- [Source excerpt]

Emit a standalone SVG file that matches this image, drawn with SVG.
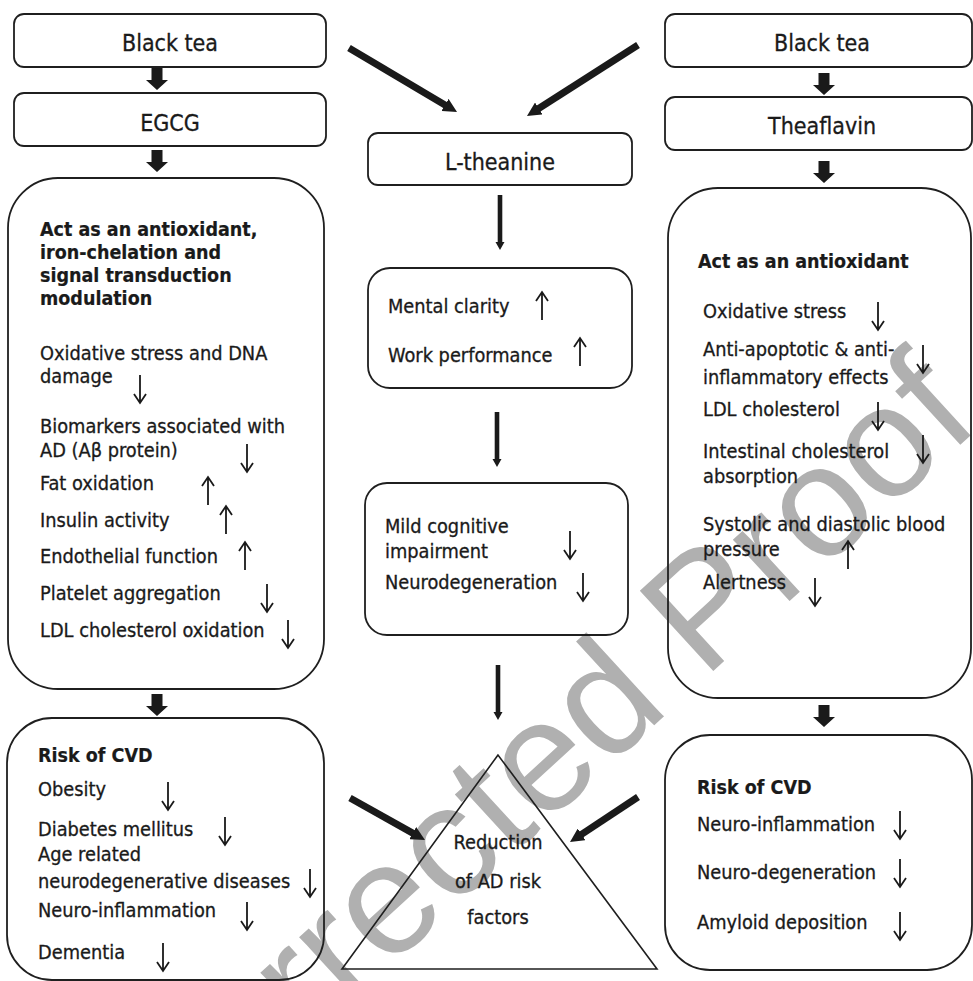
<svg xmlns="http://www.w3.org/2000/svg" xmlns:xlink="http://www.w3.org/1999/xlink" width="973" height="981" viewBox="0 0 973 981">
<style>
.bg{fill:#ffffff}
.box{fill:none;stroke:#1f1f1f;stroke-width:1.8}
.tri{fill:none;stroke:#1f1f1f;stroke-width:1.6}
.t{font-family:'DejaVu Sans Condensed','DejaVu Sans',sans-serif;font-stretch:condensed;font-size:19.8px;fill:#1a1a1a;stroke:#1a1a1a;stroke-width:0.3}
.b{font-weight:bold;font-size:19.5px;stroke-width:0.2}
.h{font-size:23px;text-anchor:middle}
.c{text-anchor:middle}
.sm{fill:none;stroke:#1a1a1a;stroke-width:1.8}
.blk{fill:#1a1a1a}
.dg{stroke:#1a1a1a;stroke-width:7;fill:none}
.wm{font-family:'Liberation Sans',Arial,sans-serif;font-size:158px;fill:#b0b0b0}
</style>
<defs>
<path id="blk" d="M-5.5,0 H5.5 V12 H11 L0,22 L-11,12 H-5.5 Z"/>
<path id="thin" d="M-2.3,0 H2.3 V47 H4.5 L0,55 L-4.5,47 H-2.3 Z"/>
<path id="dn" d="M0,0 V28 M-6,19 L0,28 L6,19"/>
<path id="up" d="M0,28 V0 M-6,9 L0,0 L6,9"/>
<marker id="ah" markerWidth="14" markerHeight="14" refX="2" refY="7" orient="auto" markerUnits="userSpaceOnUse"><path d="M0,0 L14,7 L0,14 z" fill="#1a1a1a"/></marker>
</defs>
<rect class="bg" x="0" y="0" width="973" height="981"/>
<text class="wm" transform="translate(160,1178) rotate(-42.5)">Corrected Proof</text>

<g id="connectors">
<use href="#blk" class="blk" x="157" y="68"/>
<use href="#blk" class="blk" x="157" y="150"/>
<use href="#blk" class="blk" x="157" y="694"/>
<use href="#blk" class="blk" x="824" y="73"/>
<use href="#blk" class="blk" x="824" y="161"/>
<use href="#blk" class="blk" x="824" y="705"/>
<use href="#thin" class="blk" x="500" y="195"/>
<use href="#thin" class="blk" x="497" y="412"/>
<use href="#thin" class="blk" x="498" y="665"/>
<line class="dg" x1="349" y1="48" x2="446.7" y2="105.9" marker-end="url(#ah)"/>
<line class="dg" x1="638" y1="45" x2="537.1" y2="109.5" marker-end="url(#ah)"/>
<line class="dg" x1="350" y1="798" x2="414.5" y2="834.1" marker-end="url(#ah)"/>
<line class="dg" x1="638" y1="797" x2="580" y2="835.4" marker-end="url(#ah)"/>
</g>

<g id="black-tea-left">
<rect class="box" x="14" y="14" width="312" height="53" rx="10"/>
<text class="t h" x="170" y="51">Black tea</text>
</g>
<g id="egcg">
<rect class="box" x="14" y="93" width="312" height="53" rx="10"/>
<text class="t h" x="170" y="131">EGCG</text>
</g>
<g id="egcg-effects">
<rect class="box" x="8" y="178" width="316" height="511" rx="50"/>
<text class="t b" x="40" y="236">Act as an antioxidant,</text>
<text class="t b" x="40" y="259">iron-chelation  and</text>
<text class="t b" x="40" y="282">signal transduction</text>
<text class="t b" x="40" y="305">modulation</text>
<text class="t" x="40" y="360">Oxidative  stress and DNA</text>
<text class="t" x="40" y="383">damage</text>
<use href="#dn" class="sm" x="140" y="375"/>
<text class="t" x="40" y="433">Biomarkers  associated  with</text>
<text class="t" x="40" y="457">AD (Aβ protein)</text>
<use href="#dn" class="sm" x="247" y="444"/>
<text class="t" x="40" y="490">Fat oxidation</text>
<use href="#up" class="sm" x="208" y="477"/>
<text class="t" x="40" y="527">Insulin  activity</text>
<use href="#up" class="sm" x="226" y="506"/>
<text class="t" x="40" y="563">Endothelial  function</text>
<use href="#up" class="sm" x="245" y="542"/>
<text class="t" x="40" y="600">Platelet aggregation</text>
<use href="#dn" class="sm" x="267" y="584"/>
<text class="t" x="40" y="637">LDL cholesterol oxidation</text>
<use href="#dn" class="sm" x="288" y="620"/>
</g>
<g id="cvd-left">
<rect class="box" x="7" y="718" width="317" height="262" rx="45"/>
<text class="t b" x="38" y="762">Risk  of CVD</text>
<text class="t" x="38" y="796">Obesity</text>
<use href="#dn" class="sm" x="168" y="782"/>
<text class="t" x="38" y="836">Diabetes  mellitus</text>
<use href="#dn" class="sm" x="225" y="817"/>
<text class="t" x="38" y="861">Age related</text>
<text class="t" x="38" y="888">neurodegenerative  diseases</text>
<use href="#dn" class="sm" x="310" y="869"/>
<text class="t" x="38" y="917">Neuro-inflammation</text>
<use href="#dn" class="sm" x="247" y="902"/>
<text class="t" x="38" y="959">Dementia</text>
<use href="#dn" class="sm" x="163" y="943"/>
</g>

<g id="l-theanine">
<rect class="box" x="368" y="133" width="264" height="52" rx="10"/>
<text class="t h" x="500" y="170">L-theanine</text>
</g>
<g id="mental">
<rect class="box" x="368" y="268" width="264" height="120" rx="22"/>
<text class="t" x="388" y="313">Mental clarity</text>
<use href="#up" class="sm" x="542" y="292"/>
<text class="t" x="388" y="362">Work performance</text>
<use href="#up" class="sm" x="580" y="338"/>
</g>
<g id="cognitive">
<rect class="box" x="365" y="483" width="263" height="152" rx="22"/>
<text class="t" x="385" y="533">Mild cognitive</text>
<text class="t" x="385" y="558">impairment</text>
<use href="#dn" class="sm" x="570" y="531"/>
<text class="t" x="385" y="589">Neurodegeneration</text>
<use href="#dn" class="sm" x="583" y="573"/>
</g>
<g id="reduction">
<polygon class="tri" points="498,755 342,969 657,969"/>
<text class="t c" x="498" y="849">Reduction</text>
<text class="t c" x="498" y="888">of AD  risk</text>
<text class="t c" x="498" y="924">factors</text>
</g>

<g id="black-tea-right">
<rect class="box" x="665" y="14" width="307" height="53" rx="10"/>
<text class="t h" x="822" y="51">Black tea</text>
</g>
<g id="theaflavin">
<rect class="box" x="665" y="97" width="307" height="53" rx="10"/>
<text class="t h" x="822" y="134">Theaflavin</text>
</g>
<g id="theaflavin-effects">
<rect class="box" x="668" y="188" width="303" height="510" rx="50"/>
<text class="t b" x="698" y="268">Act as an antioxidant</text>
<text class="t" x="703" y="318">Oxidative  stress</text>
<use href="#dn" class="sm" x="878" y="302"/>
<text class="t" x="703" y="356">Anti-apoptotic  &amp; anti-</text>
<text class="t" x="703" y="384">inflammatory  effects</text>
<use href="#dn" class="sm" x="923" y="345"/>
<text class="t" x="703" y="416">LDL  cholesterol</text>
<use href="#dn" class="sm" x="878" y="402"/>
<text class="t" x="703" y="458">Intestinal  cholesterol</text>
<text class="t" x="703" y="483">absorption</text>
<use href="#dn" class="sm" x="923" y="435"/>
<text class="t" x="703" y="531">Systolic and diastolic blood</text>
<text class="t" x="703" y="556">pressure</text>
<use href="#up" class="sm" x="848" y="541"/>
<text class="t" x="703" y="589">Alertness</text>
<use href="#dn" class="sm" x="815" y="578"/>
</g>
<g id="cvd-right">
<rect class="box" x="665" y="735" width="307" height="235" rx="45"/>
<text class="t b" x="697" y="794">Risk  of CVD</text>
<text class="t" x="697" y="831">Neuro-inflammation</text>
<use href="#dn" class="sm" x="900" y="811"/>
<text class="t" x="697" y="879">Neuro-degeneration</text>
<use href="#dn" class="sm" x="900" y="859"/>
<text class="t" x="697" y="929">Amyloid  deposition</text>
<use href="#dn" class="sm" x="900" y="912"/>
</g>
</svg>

- [Goal of the exercise] Go through the listing above and pull out each line containing the word "with".

- [Exercise result]
Emit a standalone SVG file that matches this image, drawn with SVG.
<text class="t" x="40" y="433">Biomarkers  associated  with</text>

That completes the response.